No es que Óscar Eliseo fuera un completo pardillo pese a su juventud: había tomado la precaución, tras cargarse a un individuo, de "esfumarse de la ciudad andaluza". Lo perdió el aburrimiento, me imagino -y no leer-, y sobre todo la costumbre, compartida por el 95% de la población, narcotizada o idiotizada por los móviles -como prefieran- en diferentes grados de narcotización o idiotización. Debo de ser uno de los pocos españoles que no los usan, porque los considero un instrumento de vigilancia y control; también de esclavización del que lo lleva; por último, una fuente de divulgación de los propios secretos. No sólo porque es facilísimo interceptar y escuchar las conversaciones de un móvil, sino porque -lo veo a diario- sus usuarios acaban por utilizarlo en cualquier momento y lugar y, una de dos: o se olvidan de que hay testigos auditivos a su alrededor, o eso les trae sin cuidado por la generalizada falta de pudor, el creciente desdén hacia las intimidades propia y ajena y el progresivo exhibicionismo de nuestra sociedad (quién sabe si Óscar Eliseo no pudo soportar no jactarse de su hazaña ante su interlocutor). Hoy oye uno en la calle, en los transportes públicos y en los restaurantes monólogos a voz en cuello que lo hacen ruborizarse, o le provocan rechazo hacia la persona que habla, o están a punto de causarle el vómito. A mí me han presentado a individuos a los que casi me he negado a darles la mano, porque previamente los había oído decir barbaridades, o contar miserias o chulerías, o soltar zafiedades, o descubrirse como émulos de Intereconomía o de Goebbels, en sus impúdicas charlas por el móvil, a pocos metros de mí. Luego aparece un conocido común y pretende que se haga uno amigo o por lo menos sea amable con ellos. Antes eso era factible, porque la gente disimulaba y mantenía reservas, algo sumamente conveniente para todos. Hoy la mayoría comete el error de mostrarse tal como es en un sitio público y delante de una multitud.

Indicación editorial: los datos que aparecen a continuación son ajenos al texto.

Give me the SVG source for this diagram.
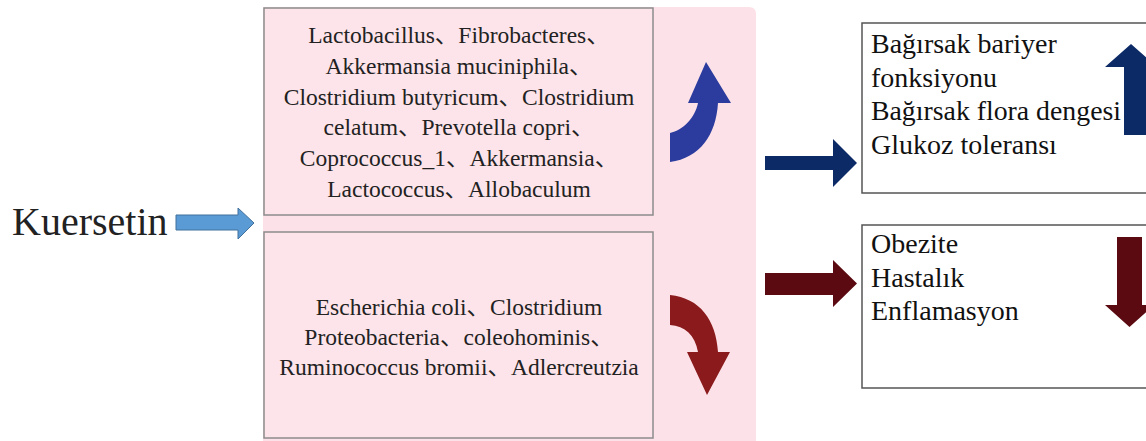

Por las mismas fechas en que trincaron al incontinente paraguayo homicida, el FBI investigaba el robo de fotos comprometedoras guardadas en los teléfonos móviles personales de celebridades como Scarlett Johansson, Jessica Alba y las estrellas juveniles Miley Cyrus, Selena Gómez y Vanessa Hudgens; fotos que, por supuesto, habían pasado al instante a circular profusamente por Internet. Queda como leve incógnita por qué tantas de estas jóvenes famosas posan totalmente en cueros y llevan esas imágenes en sus móviles (es de suponer que para enseñarlas o enviarlas a amistades escogidas, pudiéndose admirar con parsimonia a diario en el espejo), pero si a un pirata le es tan fácil acceder a los contenidos de éstos y distribuirlos a discreción, la innegable utilidad de estos aparatos queda muy contrarrestada por los infinitos peligros a que nos exponen. A veces me pregunto si es que ya casi nadie tiene interés en resultar misterioso y guardar secretos. La vida transparente es lo menos atractivo que se puede imaginar, y encima es enormemente perjudicial. Que se lo digan a Óscar Eliseo, sin ir más lejos.